**AIM:** All lines featuring the string "this" are to be listed.

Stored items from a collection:
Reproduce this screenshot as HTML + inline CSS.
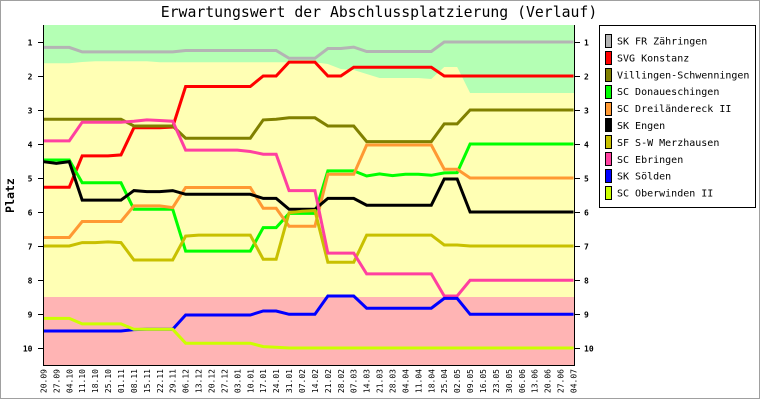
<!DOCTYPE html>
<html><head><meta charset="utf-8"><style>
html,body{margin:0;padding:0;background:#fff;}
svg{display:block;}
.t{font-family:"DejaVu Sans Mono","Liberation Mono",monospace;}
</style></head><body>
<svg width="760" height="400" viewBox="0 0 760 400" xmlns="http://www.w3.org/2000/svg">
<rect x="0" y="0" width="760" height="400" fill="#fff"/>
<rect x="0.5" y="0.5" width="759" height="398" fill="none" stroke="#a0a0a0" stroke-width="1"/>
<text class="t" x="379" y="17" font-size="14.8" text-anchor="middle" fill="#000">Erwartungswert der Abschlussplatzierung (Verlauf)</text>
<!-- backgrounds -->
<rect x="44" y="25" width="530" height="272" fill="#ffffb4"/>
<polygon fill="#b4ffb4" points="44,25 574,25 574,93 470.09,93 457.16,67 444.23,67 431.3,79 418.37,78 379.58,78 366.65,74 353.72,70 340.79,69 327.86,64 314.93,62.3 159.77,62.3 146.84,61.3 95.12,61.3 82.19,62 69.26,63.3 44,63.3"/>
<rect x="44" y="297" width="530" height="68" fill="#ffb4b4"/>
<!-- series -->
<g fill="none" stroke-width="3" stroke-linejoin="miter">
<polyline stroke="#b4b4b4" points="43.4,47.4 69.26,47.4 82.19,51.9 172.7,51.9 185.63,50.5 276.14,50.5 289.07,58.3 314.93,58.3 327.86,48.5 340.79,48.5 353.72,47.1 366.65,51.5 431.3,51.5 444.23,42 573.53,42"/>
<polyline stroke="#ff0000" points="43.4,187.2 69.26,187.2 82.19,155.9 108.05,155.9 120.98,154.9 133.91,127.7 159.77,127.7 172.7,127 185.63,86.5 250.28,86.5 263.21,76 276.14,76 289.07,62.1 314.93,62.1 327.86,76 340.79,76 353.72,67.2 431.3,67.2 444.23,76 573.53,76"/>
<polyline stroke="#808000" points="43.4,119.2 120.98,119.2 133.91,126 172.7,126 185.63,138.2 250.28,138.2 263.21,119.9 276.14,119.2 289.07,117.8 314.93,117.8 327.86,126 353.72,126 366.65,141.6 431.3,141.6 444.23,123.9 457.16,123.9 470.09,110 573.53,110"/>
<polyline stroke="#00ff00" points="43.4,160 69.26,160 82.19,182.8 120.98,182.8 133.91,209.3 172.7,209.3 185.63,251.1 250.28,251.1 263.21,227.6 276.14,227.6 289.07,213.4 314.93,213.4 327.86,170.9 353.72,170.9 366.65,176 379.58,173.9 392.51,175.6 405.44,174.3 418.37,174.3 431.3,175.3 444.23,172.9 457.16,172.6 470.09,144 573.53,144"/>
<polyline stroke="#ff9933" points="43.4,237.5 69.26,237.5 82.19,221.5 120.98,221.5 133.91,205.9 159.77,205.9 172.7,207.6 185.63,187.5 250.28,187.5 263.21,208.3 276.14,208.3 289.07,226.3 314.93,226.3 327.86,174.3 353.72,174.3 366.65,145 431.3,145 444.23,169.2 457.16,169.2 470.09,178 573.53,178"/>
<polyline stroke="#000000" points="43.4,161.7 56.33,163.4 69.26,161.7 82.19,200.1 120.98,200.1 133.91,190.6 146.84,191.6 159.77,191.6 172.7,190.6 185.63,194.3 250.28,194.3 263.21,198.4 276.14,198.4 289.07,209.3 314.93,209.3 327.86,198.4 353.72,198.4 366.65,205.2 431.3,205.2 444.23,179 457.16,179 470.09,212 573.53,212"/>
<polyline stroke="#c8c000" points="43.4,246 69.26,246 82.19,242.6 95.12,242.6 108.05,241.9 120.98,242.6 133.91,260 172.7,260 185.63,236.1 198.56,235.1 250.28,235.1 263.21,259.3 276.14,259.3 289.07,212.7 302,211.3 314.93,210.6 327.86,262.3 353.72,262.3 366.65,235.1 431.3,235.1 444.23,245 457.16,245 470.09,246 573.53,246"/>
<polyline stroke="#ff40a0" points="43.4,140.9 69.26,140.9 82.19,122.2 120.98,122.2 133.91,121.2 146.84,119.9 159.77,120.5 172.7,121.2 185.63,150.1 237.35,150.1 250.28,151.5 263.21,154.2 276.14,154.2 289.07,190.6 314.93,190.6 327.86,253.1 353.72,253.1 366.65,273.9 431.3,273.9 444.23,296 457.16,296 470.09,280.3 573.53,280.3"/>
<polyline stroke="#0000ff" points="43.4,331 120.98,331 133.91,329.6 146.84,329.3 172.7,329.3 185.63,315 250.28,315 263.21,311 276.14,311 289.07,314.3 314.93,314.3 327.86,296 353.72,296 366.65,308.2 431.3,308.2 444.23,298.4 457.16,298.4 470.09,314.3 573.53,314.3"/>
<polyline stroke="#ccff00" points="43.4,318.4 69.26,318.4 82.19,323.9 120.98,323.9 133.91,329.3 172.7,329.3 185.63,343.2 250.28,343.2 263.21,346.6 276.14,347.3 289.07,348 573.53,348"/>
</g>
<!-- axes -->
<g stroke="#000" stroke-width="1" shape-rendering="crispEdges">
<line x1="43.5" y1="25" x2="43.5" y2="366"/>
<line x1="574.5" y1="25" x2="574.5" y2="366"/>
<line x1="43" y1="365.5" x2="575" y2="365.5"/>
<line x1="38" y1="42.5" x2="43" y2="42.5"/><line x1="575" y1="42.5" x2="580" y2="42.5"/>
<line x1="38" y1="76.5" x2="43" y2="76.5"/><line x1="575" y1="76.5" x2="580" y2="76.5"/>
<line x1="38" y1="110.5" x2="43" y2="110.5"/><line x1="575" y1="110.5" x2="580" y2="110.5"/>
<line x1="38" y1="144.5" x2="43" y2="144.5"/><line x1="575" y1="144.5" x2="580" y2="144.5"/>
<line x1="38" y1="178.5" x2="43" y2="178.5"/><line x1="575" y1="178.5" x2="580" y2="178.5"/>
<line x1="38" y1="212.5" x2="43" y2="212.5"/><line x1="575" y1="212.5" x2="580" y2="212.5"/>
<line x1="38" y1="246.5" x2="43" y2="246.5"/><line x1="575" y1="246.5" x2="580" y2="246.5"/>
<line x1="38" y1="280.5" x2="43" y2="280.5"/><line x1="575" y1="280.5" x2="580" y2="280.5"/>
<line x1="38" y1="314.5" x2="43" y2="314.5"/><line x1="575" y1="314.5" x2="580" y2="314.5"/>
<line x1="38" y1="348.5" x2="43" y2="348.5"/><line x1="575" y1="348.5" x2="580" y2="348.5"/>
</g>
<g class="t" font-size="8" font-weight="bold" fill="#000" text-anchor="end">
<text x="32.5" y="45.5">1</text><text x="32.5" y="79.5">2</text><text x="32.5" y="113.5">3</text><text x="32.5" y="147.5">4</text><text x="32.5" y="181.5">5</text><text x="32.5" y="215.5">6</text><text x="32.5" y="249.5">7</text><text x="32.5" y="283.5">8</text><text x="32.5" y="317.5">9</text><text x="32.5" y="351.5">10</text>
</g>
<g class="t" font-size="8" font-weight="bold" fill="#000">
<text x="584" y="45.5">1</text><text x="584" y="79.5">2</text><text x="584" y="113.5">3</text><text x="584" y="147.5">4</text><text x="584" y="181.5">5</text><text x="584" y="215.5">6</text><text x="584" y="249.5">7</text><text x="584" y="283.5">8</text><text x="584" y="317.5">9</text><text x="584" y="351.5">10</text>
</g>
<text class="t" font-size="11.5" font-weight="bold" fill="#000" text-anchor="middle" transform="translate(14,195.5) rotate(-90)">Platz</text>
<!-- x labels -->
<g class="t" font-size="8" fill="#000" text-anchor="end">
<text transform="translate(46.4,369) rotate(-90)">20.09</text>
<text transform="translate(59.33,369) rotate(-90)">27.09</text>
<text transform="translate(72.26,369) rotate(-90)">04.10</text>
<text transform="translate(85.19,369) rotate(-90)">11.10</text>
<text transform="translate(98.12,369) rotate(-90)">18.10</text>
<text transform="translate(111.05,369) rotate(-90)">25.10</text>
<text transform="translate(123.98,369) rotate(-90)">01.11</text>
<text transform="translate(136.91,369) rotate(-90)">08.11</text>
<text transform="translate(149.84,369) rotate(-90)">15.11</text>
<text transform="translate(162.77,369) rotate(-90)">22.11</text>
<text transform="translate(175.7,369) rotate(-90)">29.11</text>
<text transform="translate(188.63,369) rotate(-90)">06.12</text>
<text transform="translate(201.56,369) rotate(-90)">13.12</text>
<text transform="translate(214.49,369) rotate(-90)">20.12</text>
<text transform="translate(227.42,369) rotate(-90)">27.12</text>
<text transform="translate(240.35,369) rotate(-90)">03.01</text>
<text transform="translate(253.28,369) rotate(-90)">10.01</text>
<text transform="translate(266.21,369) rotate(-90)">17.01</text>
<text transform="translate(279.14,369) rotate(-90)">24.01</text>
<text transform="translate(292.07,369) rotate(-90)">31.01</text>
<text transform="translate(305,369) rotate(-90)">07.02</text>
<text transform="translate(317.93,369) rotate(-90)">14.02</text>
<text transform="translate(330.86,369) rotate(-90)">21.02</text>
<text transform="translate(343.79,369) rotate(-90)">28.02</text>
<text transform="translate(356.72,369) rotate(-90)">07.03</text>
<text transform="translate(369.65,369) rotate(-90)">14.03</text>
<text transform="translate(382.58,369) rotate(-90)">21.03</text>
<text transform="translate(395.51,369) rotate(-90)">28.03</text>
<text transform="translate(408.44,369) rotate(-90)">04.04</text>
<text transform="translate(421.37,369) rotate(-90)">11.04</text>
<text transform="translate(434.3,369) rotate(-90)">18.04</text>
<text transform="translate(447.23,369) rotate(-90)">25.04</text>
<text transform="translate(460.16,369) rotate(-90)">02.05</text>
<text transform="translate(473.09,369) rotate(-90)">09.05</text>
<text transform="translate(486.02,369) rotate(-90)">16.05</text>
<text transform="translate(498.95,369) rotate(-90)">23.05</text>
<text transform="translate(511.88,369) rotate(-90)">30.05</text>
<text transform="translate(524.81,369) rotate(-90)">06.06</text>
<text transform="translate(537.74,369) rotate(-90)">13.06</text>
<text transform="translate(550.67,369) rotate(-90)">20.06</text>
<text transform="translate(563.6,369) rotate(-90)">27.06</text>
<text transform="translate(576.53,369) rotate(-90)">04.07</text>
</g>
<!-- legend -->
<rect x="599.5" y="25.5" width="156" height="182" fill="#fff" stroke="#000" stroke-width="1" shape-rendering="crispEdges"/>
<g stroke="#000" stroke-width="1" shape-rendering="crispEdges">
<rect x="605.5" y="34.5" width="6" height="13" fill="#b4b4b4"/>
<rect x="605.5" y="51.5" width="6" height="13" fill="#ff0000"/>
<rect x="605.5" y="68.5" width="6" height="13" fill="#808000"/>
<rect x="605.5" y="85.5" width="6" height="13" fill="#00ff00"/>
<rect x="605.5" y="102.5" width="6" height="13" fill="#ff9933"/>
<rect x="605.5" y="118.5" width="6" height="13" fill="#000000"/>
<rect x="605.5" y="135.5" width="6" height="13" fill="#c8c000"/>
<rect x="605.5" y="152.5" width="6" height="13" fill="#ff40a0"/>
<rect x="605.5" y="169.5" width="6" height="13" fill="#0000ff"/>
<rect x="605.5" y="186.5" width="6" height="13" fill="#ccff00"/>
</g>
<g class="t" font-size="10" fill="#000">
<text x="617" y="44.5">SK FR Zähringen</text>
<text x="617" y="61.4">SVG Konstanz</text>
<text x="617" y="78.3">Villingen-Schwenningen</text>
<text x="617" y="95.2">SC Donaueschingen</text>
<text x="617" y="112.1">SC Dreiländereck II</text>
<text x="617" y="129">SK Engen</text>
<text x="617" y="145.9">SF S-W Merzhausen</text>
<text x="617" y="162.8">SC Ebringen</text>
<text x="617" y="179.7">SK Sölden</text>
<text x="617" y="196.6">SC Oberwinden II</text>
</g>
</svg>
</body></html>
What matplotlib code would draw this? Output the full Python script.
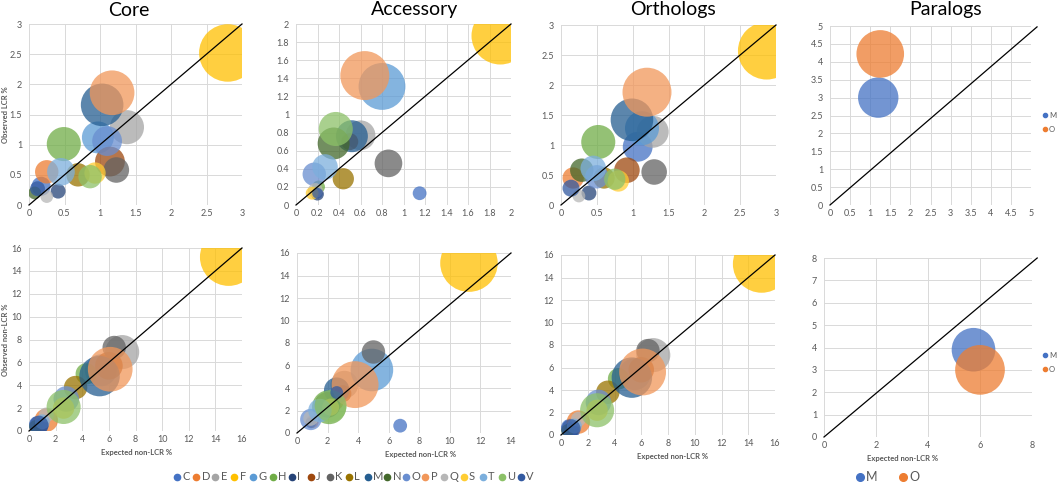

**COMPLETE OUTPUT:**
Reproduce this screenshot as HTML + inline CSS.
What matplotlib code would draw this? Output the full Python script.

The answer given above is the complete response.